On one Thanksgiving Day, I was paid 2.5 times my rate for sleeping 8 hours in an overhead crane that never moved an inch.
I knew then that the steel industry was in big trouble.
The pendulum has swung too far in the other direction. Before the mills were unionized, workers were treated horribly. Seven 12-hour days were common. No days off, ever. And an injured worker was simply fired.
Fast-forward many decades. I worked for almost five years in a union steel mill. It was as you noted. The rules and quotas were so lax that it was unusual to see anyone put in a full eight hours. The mill met its quote for the shift, then everything shut down.
The workers went and hid. The plant supervisors got in their cars and went home.

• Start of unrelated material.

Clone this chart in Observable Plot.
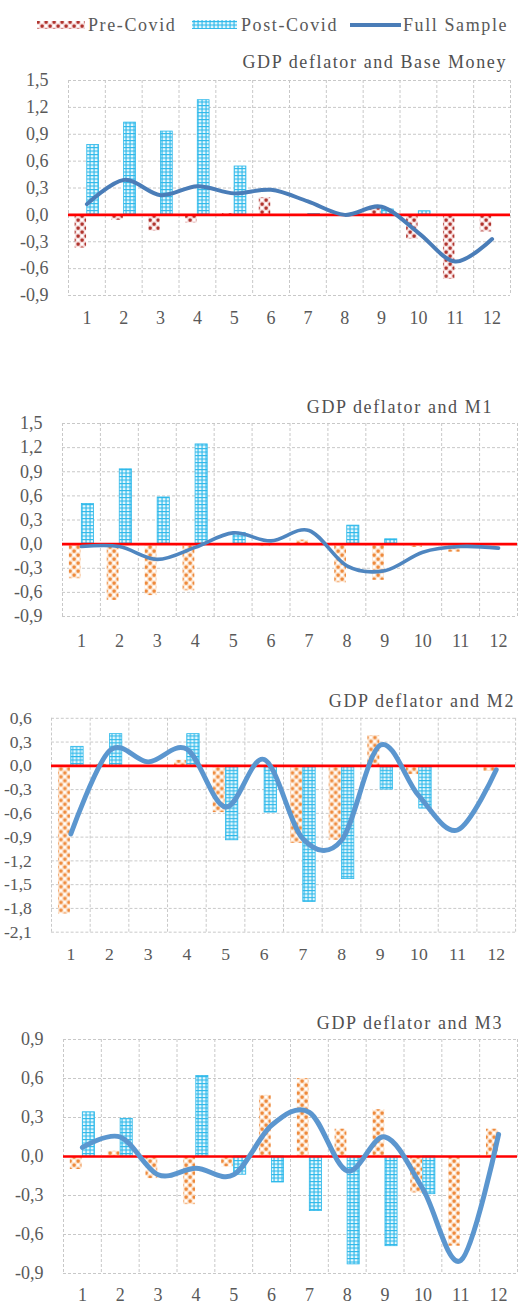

Meanwhile, foreign plants were modernizing. I worked in a rolling mill. One huge piece of rolling equipment had the Kaiser’s crown stamped on it. While foreign plants were modernizing, we were using machinery bought before WW 1! That’s when I knew we were done.
Interestingly, the demise of the U.S. steel industry accelerated rapidly in the late 1960s and early 1970s as the result of one particular massive building project: the construction of the World Trade Center in NYC. The Port Authority of New York & New Jersey, as a quasi-public agency that operated somewhat autonomously from the two state governments, refused to pay the prices of steel that were inflated by a bidding process that was basically rigged due to the role of the federal government in pushing the unions and steel companies into uniform labor contracts.
The agency rejected the lowest bid from Bethlehem Steel (U.S. Steel was the only other bidder), and broke the project up into 15 smaller contracts. Many of those suppliers ended up using foreign-made steel, and the owner saved about 30% on the cost of the steel for the buildings.